For the copy, please give all of the data again exactly and leave the pictures out.

☆ ☆ ☆ ☆

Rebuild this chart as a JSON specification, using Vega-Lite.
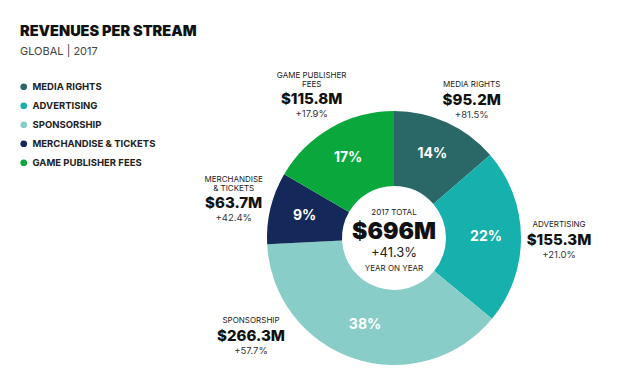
{
  "$schema": "https://vega.github.io/schema/vega-lite/v6.json",
  "width": 472,
  "height": 292,
  "autosize": {"type": "none"},
  "padding": {"left": 158, "top": 92, "right": 0, "bottom": 0},
  "background": "white",
  "title": {
    "text": "REVENUES PER STREAM",
    "subtitle": "GLOBAL | 2017",
    "anchor": "start",
    "frame": "group",
    "dx": -138,
    "dy": 50,
    "offset": 2,
    "font": "Inter",
    "fontSize": 14.5,
    "fontWeight": 900,
    "color": "#111",
    "subtitleFont": "Inter",
    "subtitleFontSize": 11,
    "subtitleColor": "#444",
    "subtitlePadding": 6
  },
  "datasets": {
    "streams": [
      {"idx": 1, "category": "MEDIA RIGHTS", "value": 95.2, "pct": "14%", "amount": "$95.2M", "growth": "+81.5%", "label": "MEDIA RIGHTS"},
      {"idx": 2, "category": "ADVERTISING", "value": 155.3, "pct": "22%", "amount": "$155.3M", "growth": "+21.0%", "label": "ADVERTISING"},
      {"idx": 3, "category": "SPONSORSHIP", "value": 266.3, "pct": "38%", "amount": "$266.3M", "growth": "+57.7%", "label": "SPONSORSHIP"},
      {"idx": 4, "category": "MERCHANDISE & TICKETS", "value": 63.7, "pct": "9%", "amount": "$63.7M", "growth": "+42.4%", "label": "MERCHANDISE\n& TICKETS"},
      {"idx": 5, "category": "GAME PUBLISHER FEES", "value": 115.8, "pct": "17%", "amount": "$115.8M", "growth": "+17.9%", "label": "GAME PUBLISHER\nFEES"}
    ],
    "center": [
      {"head": "2017 TOTAL", "total": "$696M", "growth": "+41.3%", "foot": "YEAR ON YEAR"}
    ]
  },
  "data": {"name": "streams"},
  "encoding": {
    "theta": {"field": "value", "type": "quantitative", "stack": true},
    "order": {"field": "idx", "type": "quantitative"}
  },
  "layer": [
    {
      "mark": {"type": "arc", "outerRadius": 127, "innerRadius": 52},
      "encoding": {
        "color": {
          "field": "category",
          "type": "nominal",
          "scale": {
            "domain": ["MEDIA RIGHTS", "ADVERTISING", "SPONSORSHIP", "MERCHANDISE & TICKETS", "GAME PUBLISHER FEES"],
            "range": ["#2a6868", "#16b0ad", "#88cdc7", "#14295a", "#0aa83c"]
          },
          "sort": null,
          "legend": {
            "orient": "none",
            "legendX": -139,
            "legendY": -10,
            "title": null,
            "symbolType": "circle",
            "symbolSize": 45,
            "symbolStrokeWidth": 0,
            "labelFont": "Inter",
            "labelFontSize": 9.5,
            "labelFontWeight": "bold",
            "labelColor": "#222",
            "labelOffset": 4,
            "rowPadding": 8,
            "padding": 0
          }
        }
      }
    },
    {
      "mark": {"type": "text", "radius": 92, "font": "Inter", "fontSize": 14, "fontWeight": "bold", "fill": "white"},
      "encoding": {"text": {"field": "pct", "type": "nominal"}}
    },
    {
      "mark": {"type": "text", "radius": 165, "font": "Inter", "fontSize": 8, "fill": "#222", "baseline": "bottom", "dy": -7, "lineHeight": 9, "lineBreak": "\n"},
      "encoding": {"text": {"condition": {"test": "datum.idx == 2", "field": "label"}, "value": ""}}
    },
    {
      "mark": {"type": "text", "radius": 165, "font": "Inter", "fontSize": 8, "fill": "#222", "baseline": "bottom", "dy": -15, "lineHeight": 9, "lineBreak": "\n"},
      "encoding": {"text": {"condition": {"test": "datum.idx == 4 || datum.idx == 5", "field": "label"}, "value": ""}}
    },
    {
      "mark": {"type": "text", "radius": 165, "font": "Inter", "fontSize": 15, "fontWeight": 800, "fill": "#111", "dy": 4},
      "encoding": {"text": {"condition": {"test": "datum.idx == 2 || datum.idx == 4 || datum.idx == 5", "field": "amount"}, "value": ""}}
    },
    {
      "mark": {"type": "text", "radius": 165, "font": "Inter", "fontSize": 9.5, "fill": "#333", "dy": 19},
      "encoding": {"text": {"condition": {"test": "datum.idx == 2 || datum.idx == 4 || datum.idx == 5", "field": "growth"}, "value": ""}}
    },
    {
      "mark": {"type": "text", "radius": 165, "font": "Inter", "fontSize": 8, "fill": "#222", "baseline": "bottom", "dx": 9, "dy": 1, "lineHeight": 9, "lineBreak": "\n"},
      "encoding": {"text": {"condition": {"test": "datum.idx == 1", "field": "label"}, "value": ""}}
    },
    {
      "mark": {"type": "text", "radius": 165, "font": "Inter", "fontSize": 15, "fontWeight": 800, "fill": "#111", "dx": 9, "dy": 12},
      "encoding": {"text": {"condition": {"test": "datum.idx == 1", "field": "amount"}, "value": ""}}
    },
    {
      "mark": {"type": "text", "radius": 165, "font": "Inter", "fontSize": 9.5, "fill": "#333", "dx": 9, "dy": 27},
      "encoding": {"text": {"condition": {"test": "datum.idx == 1", "field": "growth"}, "value": ""}}
    },
    {
      "mark": {"type": "text", "radius": 165, "font": "Inter", "fontSize": 8, "fill": "#222", "baseline": "bottom", "dx": -91, "dy": -70, "lineHeight": 9, "lineBreak": "\n"},
      "encoding": {"text": {"condition": {"test": "datum.idx == 3", "field": "label"}, "value": ""}}
    },
    {
      "mark": {"type": "text", "radius": 165, "font": "Inter", "fontSize": 15, "fontWeight": 800, "fill": "#111", "dx": -91, "dy": -59},
      "encoding": {"text": {"condition": {"test": "datum.idx == 3", "field": "amount"}, "value": ""}}
    },
    {
      "mark": {"type": "text", "radius": 165, "font": "Inter", "fontSize": 9.5, "fill": "#333", "dx": -91, "dy": -44},
      "encoding": {"text": {"condition": {"test": "datum.idx == 3", "field": "growth"}, "value": ""}}
    },
    {
      "data": {"name": "center"},
      "mark": {"type": "text", "font": "Inter", "fontSize": 8, "fill": "#222", "dy": -25},
      "encoding": {"theta": null, "order": null, "text": {"field": "head", "type": "nominal"}}
    },
    {
      "data": {"name": "center"},
      "mark": {"type": "text", "font": "Inter", "fontSize": 23, "fontWeight": 900, "fill": "#111", "dy": -6},
      "encoding": {"theta": null, "order": null, "text": {"field": "total", "type": "nominal"}}
    },
    {
      "data": {"name": "center"},
      "mark": {"type": "text", "font": "Inter", "fontSize": 13, "fill": "#222", "dy": 15},
      "encoding": {"theta": null, "order": null, "text": {"field": "growth", "type": "nominal"}}
    },
    {
      "data": {"name": "center"},
      "mark": {"type": "text", "font": "Inter", "fontSize": 8, "fill": "#222", "dy": 31},
      "encoding": {"theta": null, "order": null, "text": {"field": "foot", "type": "nominal"}}
    }
  ],
  "config": {
    "view": {"stroke": null}
  }
}
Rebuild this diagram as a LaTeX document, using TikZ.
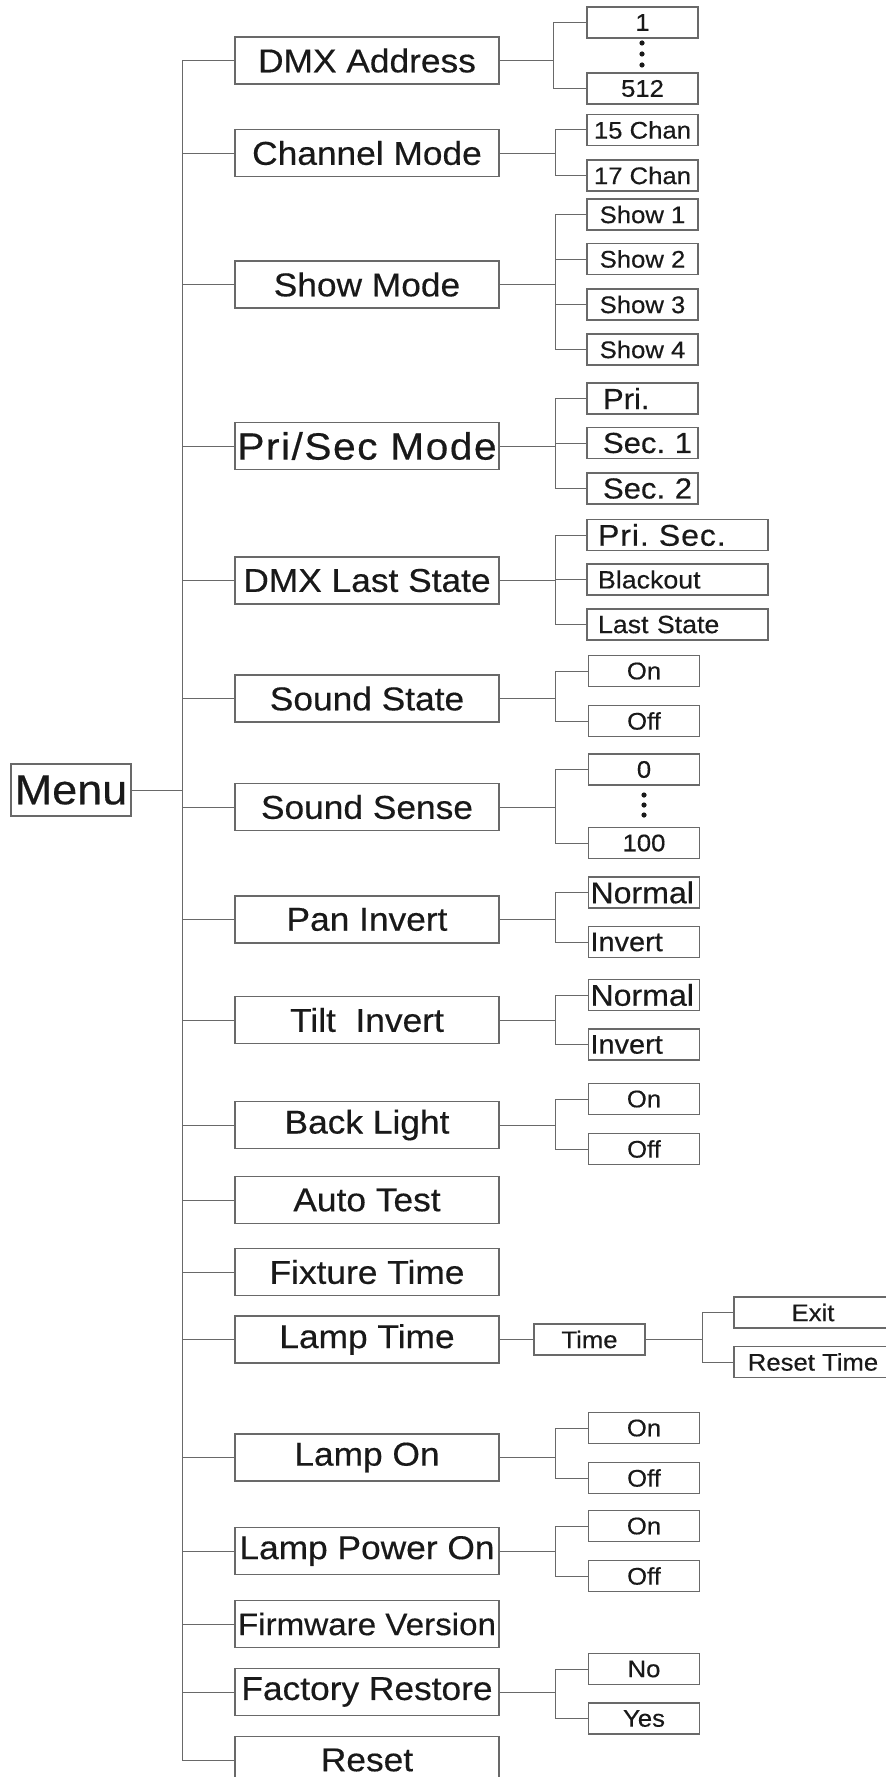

☆ ☆ ☆ ☆

## EXERCISE SOLUTION
Rebuild this chart as a JSON specification, using Vega-Lite.
{
  "$schema": "https://vega.github.io/schema/vega-lite/v6.json",
  "width": 472,
  "height": 292,
  "autosize": {"type": "none"},
  "padding": {"left": 158, "top": 92, "right": 0, "bottom": 0},
  "background": "white",
  "title": {
    "text": "REVENUES PER STREAM",
    "subtitle": "GLOBAL | 2017",
    "anchor": "start",
    "frame": "group",
    "dx": -138,
    "dy": 50,
    "offset": 2,
    "font": "Inter",
    "fontSize": 14.5,
    "fontWeight": 900,
    "color": "#111",
    "subtitleFont": "Inter",
    "subtitleFontSize": 11,
    "subtitleColor": "#444",
    "subtitlePadding": 6
  },
  "datasets": {
    "streams": [
      {"idx": 1, "category": "MEDIA RIGHTS", "value": 95.2, "pct": "14%", "amount": "$95.2M", "growth": "+81.5%", "label": "MEDIA RIGHTS"},
      {"idx": 2, "category": "ADVERTISING", "value": 155.3, "pct": "22%", "amount": "$155.3M", "growth": "+21.0%", "label": "ADVERTISING"},
      {"idx": 3, "category": "SPONSORSHIP", "value": 266.3, "pct": "38%", "amount": "$266.3M", "growth": "+57.7%", "label": "SPONSORSHIP"},
      {"idx": 4, "category": "MERCHANDISE & TICKETS", "value": 63.7, "pct": "9%", "amount": "$63.7M", "growth": "+42.4%", "label": "MERCHANDISE\n& TICKETS"},
      {"idx": 5, "category": "GAME PUBLISHER FEES", "value": 115.8, "pct": "17%", "amount": "$115.8M", "growth": "+17.9%", "label": "GAME PUBLISHER\nFEES"}
    ],
    "center": [
      {"head": "2017 TOTAL", "total": "$696M", "growth": "+41.3%", "foot": "YEAR ON YEAR"}
    ]
  },
  "data": {"name": "streams"},
  "encoding": {
    "theta": {"field": "value", "type": "quantitative", "stack": true},
    "order": {"field": "idx", "type": "quantitative"}
  },
  "layer": [
    {
      "mark": {"type": "arc", "outerRadius": 127, "innerRadius": 52},
      "encoding": {
        "color": {
          "field": "category",
          "type": "nominal",
          "scale": {
            "domain": ["MEDIA RIGHTS", "ADVERTISING", "SPONSORSHIP", "MERCHANDISE & TICKETS", "GAME PUBLISHER FEES"],
            "range": ["#2a6868", "#16b0ad", "#88cdc7", "#14295a", "#0aa83c"]
          },
          "sort": null,
          "legend": {
            "orient": "none",
            "legendX": -139,
            "legendY": -10,
            "title": null,
            "symbolType": "circle",
            "symbolSize": 45,
            "symbolStrokeWidth": 0,
            "labelFont": "Inter",
            "labelFontSize": 9.5,
            "labelFontWeight": "bold",
            "labelColor": "#222",
            "labelOffset": 4,
            "rowPadding": 8,
            "padding": 0
          }
        }
      }
    },
    {
      "mark": {"type": "text", "radius": 92, "font": "Inter", "fontSize": 14, "fontWeight": "bold", "fill": "white"},
      "encoding": {"text": {"field": "pct", "type": "nominal"}}
    },
    {
      "mark": {"type": "text", "radius": 165, "font": "Inter", "fontSize": 8, "fill": "#222", "baseline": "bottom", "dy": -7, "lineHeight": 9, "lineBreak": "\n"},
      "encoding": {"text": {"condition": {"test": "datum.idx == 2", "field": "label"}, "value": ""}}
    },
    {
      "mark": {"type": "text", "radius": 165, "font": "Inter", "fontSize": 8, "fill": "#222", "baseline": "bottom", "dy": -15, "lineHeight": 9, "lineBreak": "\n"},
      "encoding": {"text": {"condition": {"test": "datum.idx == 4 || datum.idx == 5", "field": "label"}, "value": ""}}
    },
    {
      "mark": {"type": "text", "radius": 165, "font": "Inter", "fontSize": 15, "fontWeight": 800, "fill": "#111", "dy": 4},
      "encoding": {"text": {"condition": {"test": "datum.idx == 2 || datum.idx == 4 || datum.idx == 5", "field": "amount"}, "value": ""}}
    },
    {
      "mark": {"type": "text", "radius": 165, "font": "Inter", "fontSize": 9.5, "fill": "#333", "dy": 19},
      "encoding": {"text": {"condition": {"test": "datum.idx == 2 || datum.idx == 4 || datum.idx == 5", "field": "growth"}, "value": ""}}
    },
    {
      "mark": {"type": "text", "radius": 165, "font": "Inter", "fontSize": 8, "fill": "#222", "baseline": "bottom", "dx": 9, "dy": 1, "lineHeight": 9, "lineBreak": "\n"},
      "encoding": {"text": {"condition": {"test": "datum.idx == 1", "field": "label"}, "value": ""}}
    },
    {
      "mark": {"type": "text", "radius": 165, "font": "Inter", "fontSize": 15, "fontWeight": 800, "fill": "#111", "dx": 9, "dy": 12},
      "encoding": {"text": {"condition": {"test": "datum.idx == 1", "field": "amount"}, "value": ""}}
    },
    {
      "mark": {"type": "text", "radius": 165, "font": "Inter", "fontSize": 9.5, "fill": "#333", "dx": 9, "dy": 27},
      "encoding": {"text": {"condition": {"test": "datum.idx == 1", "field": "growth"}, "value": ""}}
    },
    {
      "mark": {"type": "text", "radius": 165, "font": "Inter", "fontSize": 8, "fill": "#222", "baseline": "bottom", "dx": -91, "dy": -70, "lineHeight": 9, "lineBreak": "\n"},
      "encoding": {"text": {"condition": {"test": "datum.idx == 3", "field": "label"}, "value": ""}}
    },
    {
      "mark": {"type": "text", "radius": 165, "font": "Inter", "fontSize": 15, "fontWeight": 800, "fill": "#111", "dx": -91, "dy": -59},
      "encoding": {"text": {"condition": {"test": "datum.idx == 3", "field": "amount"}, "value": ""}}
    },
    {
      "mark": {"type": "text", "radius": 165, "font": "Inter", "fontSize": 9.5, "fill": "#333", "dx": -91, "dy": -44},
      "encoding": {"text": {"condition": {"test": "datum.idx == 3", "field": "growth"}, "value": ""}}
    },
    {
      "data": {"name": "center"},
      "mark": {"type": "text", "font": "Inter", "fontSize": 8, "fill": "#222", "dy": -25},
      "encoding": {"theta": null, "order": null, "text": {"field": "head", "type": "nominal"}}
    },
    {
      "data": {"name": "center"},
      "mark": {"type": "text", "font": "Inter", "fontSize": 23, "fontWeight": 900, "fill": "#111", "dy": -6},
      "encoding": {"theta": null, "order": null, "text": {"field": "total", "type": "nominal"}}
    },
    {
      "data": {"name": "center"},
      "mark": {"type": "text", "font": "Inter", "fontSize": 13, "fill": "#222", "dy": 15},
      "encoding": {"theta": null, "order": null, "text": {"field": "growth", "type": "nominal"}}
    },
    {
      "data": {"name": "center"},
      "mark": {"type": "text", "font": "Inter", "fontSize": 8, "fill": "#222", "dy": 31},
      "encoding": {"theta": null, "order": null, "text": {"field": "foot", "type": "nominal"}}
    }
  ],
  "config": {
    "view": {"stroke": null}
  }
}
Rebuild this diagram as a LaTeX document, using TikZ.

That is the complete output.